De 1890 à mai 1894, il fut édité par une société en participation, dont le directeur-administrateur fut, dès le premier jour, Alfred Vallette. Il paraissait alors sur 32 à 48 pages par mois (car il ne devint bi-mensuel qu'à partir du 1er janvier 1905), format actuel, couverture mauve, comme aujourd'hui, et il était vendu 0 fr. 40. Il est actuellement bi-mensuel, se vend 3 fr. 50 et paraît sur 288 pages. On voit le chemin parcouru. La collection du Mercure forme 612 numéros (jusqu'à la fin de 1923), brochés en 168 tomes.
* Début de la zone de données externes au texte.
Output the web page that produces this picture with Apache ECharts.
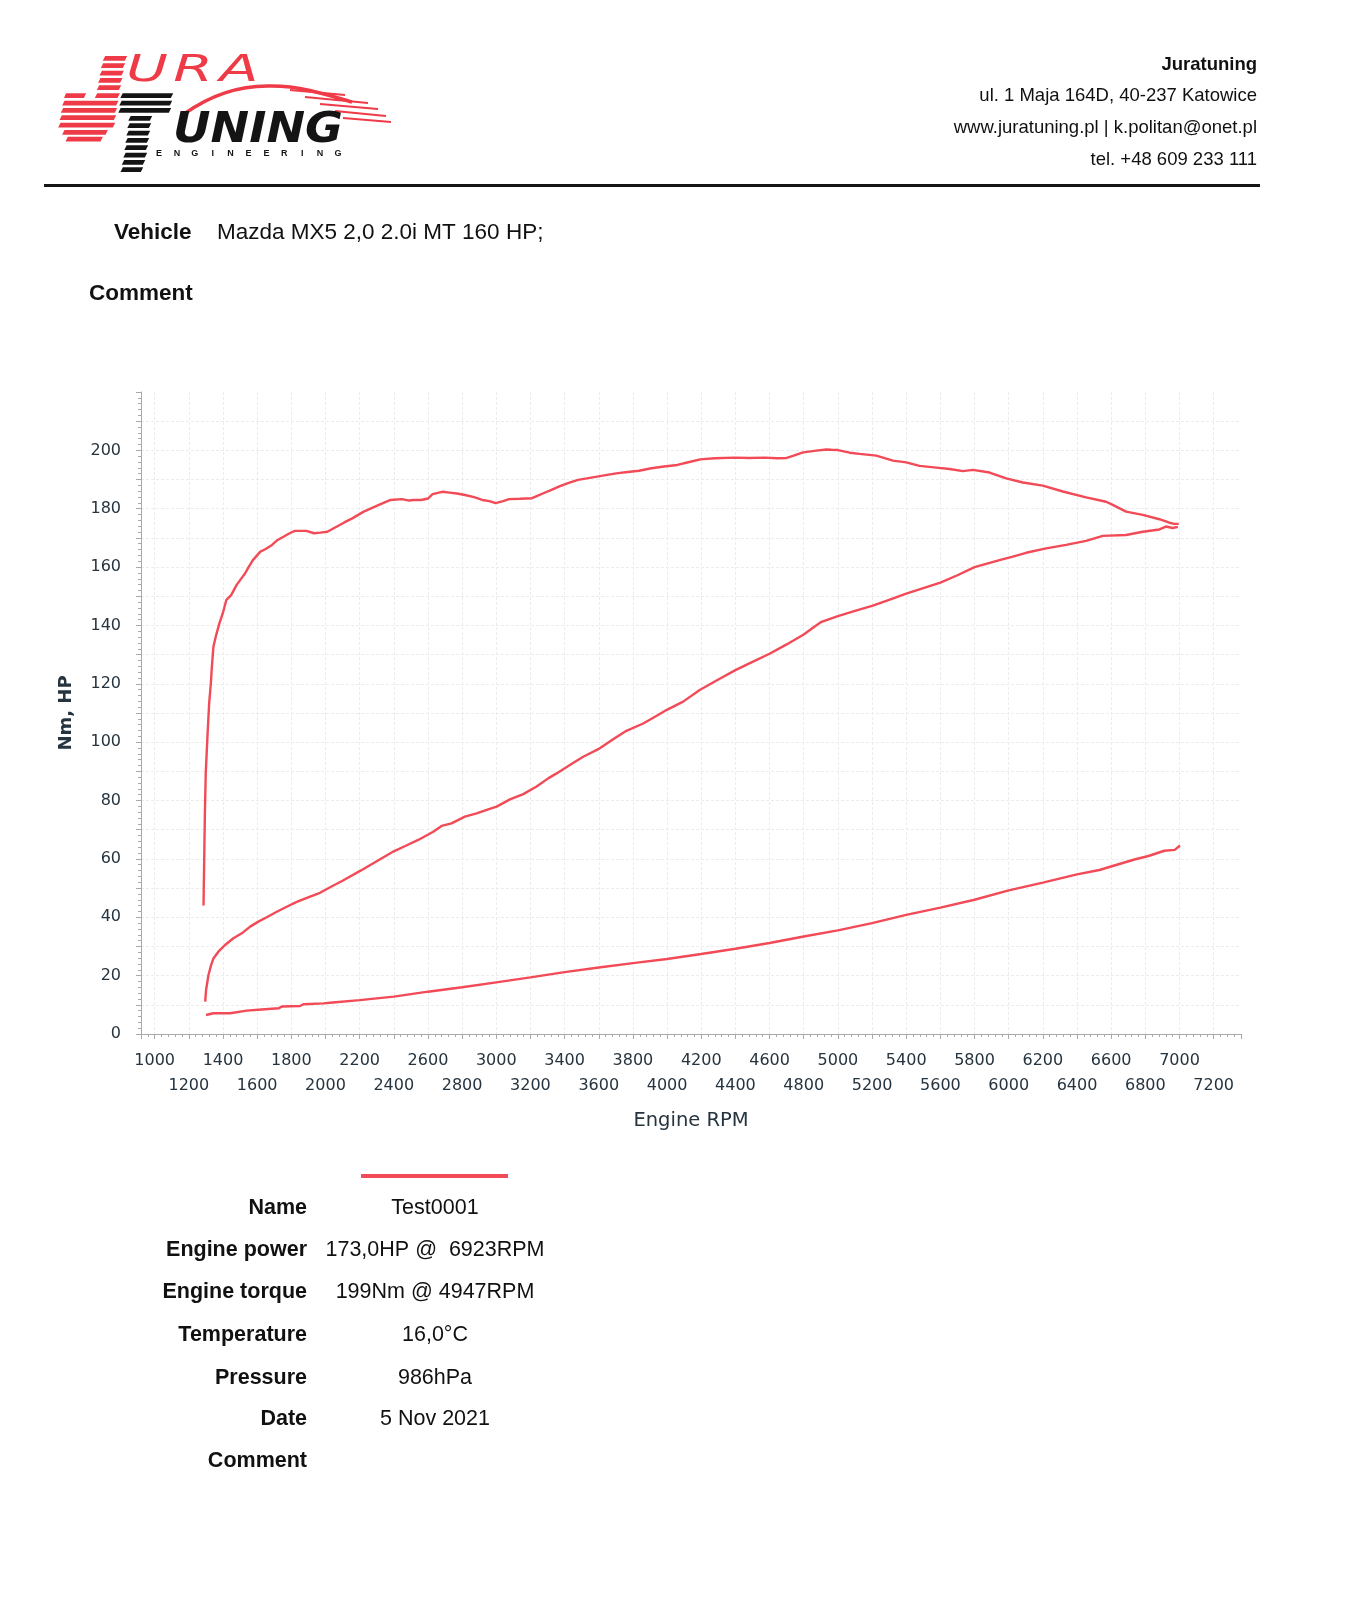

C'est une volumineuse bibliothèque et une inépuisable source de documents.

On peut noter que les chroniques du Mercure — qui firent tant pour sa gloire — et qui furent successivement la Revue du Mois et la Revue de la Quinzaine, ne remontent qu'à 1896. Jusque-là, elles étaient disséminées dans la revue et n'avaient pas de titulaires spéciaux. La formule inventée par le Mercure a eu le succès que l'on sait et l'on peut bien dire qu'elle a été très imitée depuis : « c'est, dit Vallette, du journalisme criblé », c'est-à-dire débarrassé de tout ce qui est par trop éphémère.

La liste des collaborateurs du Mercure serait une véritable histoire des lettres françaises e t étrangères. Y ont tenu le sceptre de la critique littéraire MM. Henri de Régnier, Robert de Souza, Pierre Quillard, Georges Duhamel, et aujourd'hui, Rachilde (depuis 1890), André Fontainas, Jean de Gourmont, Emile Magne. Critiques dramatiques : A. Ferdinand Herold, André Fontainas, Maurice Boissard, Henri Béraud, Pierre Scize. Critiques d'art : Charles Morice, Tristan Klingsor, Camille Mauclair,Y. Rambosson, Virgile Josz, Gustave Kahn. Quant aux feuilletonnistes du Mercure, on ne peut que citer, au hasard des souvenirs : Henri de Régnier, Remy de Gourmont, Louis Dumur, Francis Jammes, Emile Verhaeren, Francis Viélé-Griffin, Mme Rachilde, Jules Renard, André Gide, André Fontainas, A.-FerdinandHerold, Charles Guérin, Charles-Henry Hirsch, Alfred Jarry, Laurent Tailhade, Louis Le Cardonnel, Pierre Louys, Marcel Schwob, Camille Mauclair, Henri Mazel, Charles Merki, Stuart Merrill, Henri Albert, Jean de Tinan, Pierre Quillard, Charles Morice, Ernest Reynaud, Saint-Pol Roux, Albert Samain, Alfred Vallette, Jean de Gourmont, Edmond Barthélemy, Henri Béraud, Georges Bohn, Léon Béluzou, Léon Bloy, Gaston Danville, Henry-D. Davray, Eugène Demolder, Jules de Gaultier, André Rouveyre, Philéas Lebesgue, Virgile Josz, André Lebey, Jean Marnold, Péladan, Hugues Rebell, Fernand Séverin, Gustave Kahn, Maurice Boissard, Georges Duhamel, Marcel Boll, Camille Vallaux, Pierre Dufay, Gabriel de Lautrec, Auguste Marguillier, Adolphe Retté, A. van Gennep, Pierre-Paul Plan, docteur Voivenel, Emile Magne, Guy-Charles Cros, Paul Claudel, Ch.-Louis Philippe, J.-W. Bienstock, docteur Couchoud, général Cartier, Alexandre Arnoux, Mac Orlan, Guillaume Apollinaire, Gabriel Brunet, Maurice Garçon, André Billy. etc., etc.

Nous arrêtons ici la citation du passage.